There is this story about Jesus and his disciples and they in a boat and a storm comes up (Matthew 8:23-27). The waves start to break over the boat. The boat is filling with water. Jesus we are told is sleeping. The disciples go wake and wake Jesus up. Jesus rebukes the wind and waves. The storm goes away. Then Jesus asks his disciples “Why are you so afraid?” The storm reveals an anxiety, a lack of faith, a lack of peace. The storm reveals all sorts of things about the disciples and Jesus points this out. Look at what this storm has dragged to the surface? Aren’t you guys farther along than that? Did you really worry? Did you really think that we would all just drown and I would just stay asleep? The storms of life have a way of revealing what really matters.
While Jonah is in the fish he says a prayer.  It is a very eloquent and long prayer. There are generally speaking two kinds of prayer. There are prayers of thanksgiving. When you have a meal you say grace as a way to pause and acknowledge from where the food came from. A prayer that expresses gratefulness. That is one kind of prayer. There is another kind of prayer. The other kind of prayer is basically – help! Dear God I have recently been ingested by a large marine mammal.
In the Bible the Book of Psalms is a collection of prayers. Those prayers can be placed into  two main categories. Prayers of thanksgiving and prayers of help or lament. There are 150 Psalms and one third of them are lament. When you compare Jonah’s prayer with the Book of Psalms you figure out that Jonah knew the Psalms. Just about each line from Jonah’s prayer is a line from one of the Psalms.
Jonah 2
Psalms
Jonah 2:3b
Psalms 18:7; 120:1
Jonah 2:4b
Psalms 18:6; 30:4
Jonah 2:5
Psalms 42:8
Jonah 2:6
Psalms 31:23; 5:8
Jonah 2:7
Psalms 18:8; 69:2f
Jonah 2:8
Psalms 18:17; 30:4; 103:4
Jonah 2:9
Psalms 142:4; 143:4; 18:7; 5:8
Jonah 2:10
Psalms 88:3; 31:7; 26:7; 50:14,23; 42:5; 116:7

When you look at the Psalms that Jonah is quoting in his prayer you discover that they are quotes from thanksgiving prayers. You would expect prayers of help. Instead Jonah prays a prayer of thanksgiving. Our assumption is that Jonah needs to be rescued from the fish. Yet what is going on here is much more interesting. You could put it like this:  We want to be rescued from the storms and fish when it is storms and fish that rescue us. Our thinking is that once you are in the fish and storm you will cry out for help. Instead, Jonah offers up thanksgiving.

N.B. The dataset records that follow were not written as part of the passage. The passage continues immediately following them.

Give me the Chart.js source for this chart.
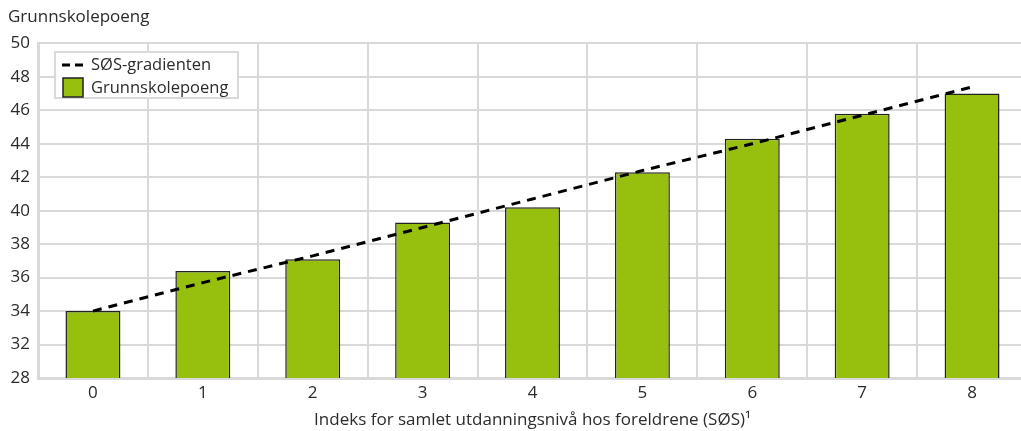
<!DOCTYPE html>
<html>
<head>
<meta charset="utf-8">
<script src="https://cdn.jsdelivr.net/npm/chart.js@4/dist/chart.umd.min.js"></script>
<style>
  html, body { margin: 0; padding: 0; background: #fff; overflow: hidden; }
  #wrap { width: 1027px; height: 431px; }
</style>
</head>
<body>
<div id="wrap"><canvas id="c"></canvas></div>
<script>
const categories = ['0', '1', '2', '3', '4', '5', '6', '7', '8']
const scores = [34.0, 36.4, 37.1, 39.3, 40.2, 42.3, 44.3, 45.8, 47.0]
const gradient = [34.0, 35.7, 37.3, 39.0, 40.7, 42.4, 44.0, 45.7, 47.4]
// axis is broken: the bottom tick is labelled 28 though the step is 2
const yTickLabels = {30: '28'}

const font = "'Open Sans', 'Noto Sans', sans-serif"
const grid = '#d9d9d9'
const text = '#2b2b2b'
const green = '#97bf0d'

// legend drawn inside the plot area, top left
const boxLegend = {
  id: 'boxLegend',
  afterDraw(chart) {
    const ctx = chart.ctx
    const x = 55, y = 52, w = 183, h = 46
    ctx.save()
    ctx.fillStyle = '#fff'
    ctx.fillRect(x, y, w, h)
    ctx.strokeStyle = grid
    ctx.lineWidth = 2
    ctx.strokeRect(x, y, w, h)

    const line = chart.data.datasets[0]
    const bar = chart.data.datasets[1]

    ctx.strokeStyle = '#000'
    ctx.lineWidth = 3
    ctx.setLineDash([8, 5])
    ctx.beginPath()
    ctx.moveTo(62, 65)
    ctx.lineTo(84, 65)
    ctx.stroke()
    ctx.setLineDash([])

    ctx.fillStyle = green
    ctx.fillRect(63, 78, 20, 19)
    ctx.strokeStyle = '#222'
    ctx.lineWidth = 1.5
    ctx.strokeRect(63, 78, 20, 19)

    ctx.fillStyle = text
    ctx.font = '16.5px ' + font
    ctx.textBaseline = 'middle'
    ctx.fillText(line.label, 91, 65)
    ctx.fillText(bar.label, 91, 88)
    ctx.restore()
  }
}

new Chart(document.getElementById('c'), {
  data: {
    labels: categories,
    datasets: [
      {
        type: 'line',
        label: 'SØS-gradienten',
        data: gradient,
        borderColor: '#000',
        borderWidth: 3,
        borderDash: [9, 7],
        pointRadius: 0,
        fill: false,
        tension: 0
      },
      {
        type: 'bar',
        label: 'Grunnskolepoeng',
        data: scores,
        backgroundColor: green,
        borderColor: '#222',
        borderWidth: 1.5,
        barPercentage: 0.5,
        categoryPercentage: 1.0
      }
    ]
  },
  options: {
    responsive: true,
    maintainAspectRatio: false,
    animation: false,
    layout: { padding: { left: 8, right: 0, top: 0, bottom: 0 } },
    plugins: {
      legend: { display: false },
      tooltip: { enabled: false },
      title: {
        display: true,
        text: 'Grunnskolepoeng',
        align: 'start',
        color: text,
        font: { family: font, size: 17, weight: 'normal' },
        padding: { top: 7, bottom: 16 }
      }
    },
    scales: {
      x: {
        grid: { color: grid, lineWidth: 2, drawTicks: false, offset: true },
        border: { color: grid, width: 3 },
        ticks: { color: text, font: { family: font, size: 17 }, padding: 5 },
        title: {
          display: true,
          text: 'Indeks for samlet utdanningsnivå hos foreldrene (SØS)¹',
          color: text,
          font: { family: font, size: 17 },
          padding: { top: 0, bottom: 1 }
        },
        afterFit: s => { s.height = 53 }
      },
      y: {
        min: 30,
        max: 50,
        grid: { color: grid, lineWidth: 2, drawTicks: false },
        border: { color: grid, width: 3 },
        ticks: {
          stepSize: 2,
          color: text,
          font: { family: font, size: 17 },
          padding: 8,
          callback: v => yTickLabels[v] || String(v)
        },
        afterFit: s => { s.width = 30 }
      }
    }
  },
  plugins: [boxLegend]
})
</script>
</body>
</html>
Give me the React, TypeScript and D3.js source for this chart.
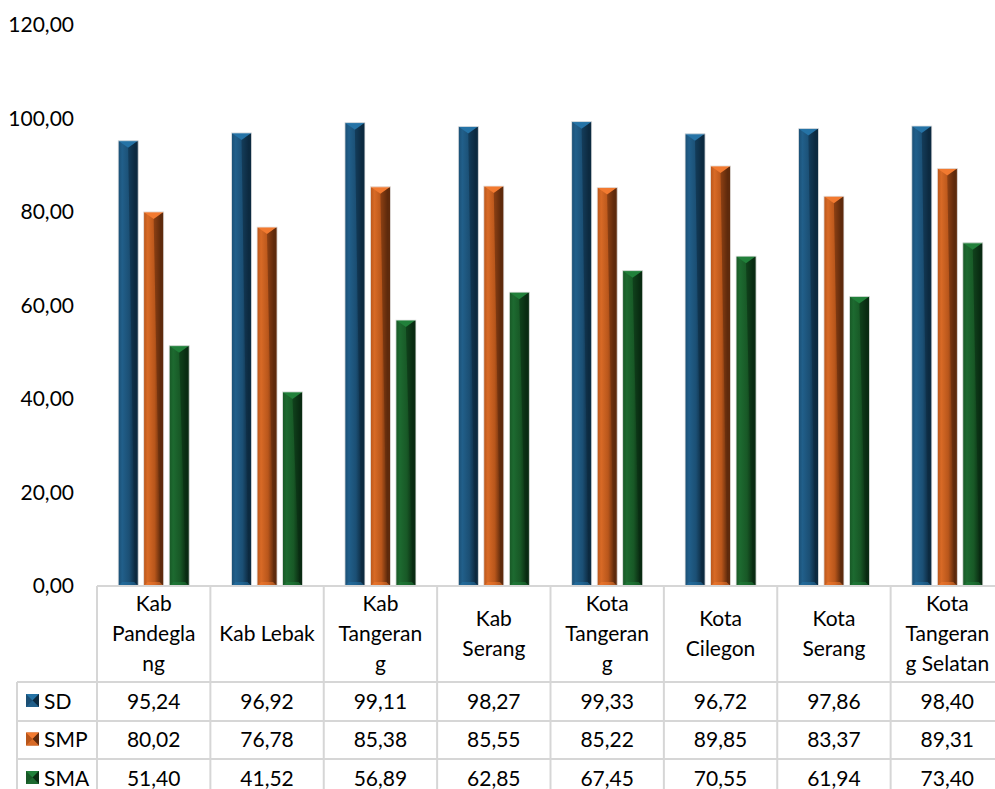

The story begins with a guy who has wealth and options. This man can manage his own life. This man has means at his disposal. By the time you get to the fish you find someone who has been rescued from himself. Jonah gets rescued from his pettiness, selfishness, hardheartedness and a worldview in which everything revolves around him. Thank you God for rescuing me from me.
We want to be rescued from fish and storms but sometimes it is the fish and storms that rescue us. We resist the storm. We don’t want anything to do with the fish. And yet how many people do you and I know that went through a storm of life and either while in the middle of it or after the storm had passed said that the storm saved them. They might say that the storm shifted their priorities. The storm clarified and refocused them on what was most important. Sometimes storms save us. Maybe you find yourself in a storm swallowed by a fish. Desperately trying to get out of it. Perhaps the lesson is not how quickly God makes the storm pass or seeking out all the answers to the “why” kinds of questions.  Maybe the storm you are in is not out to destroy you but rescue you. . . from you.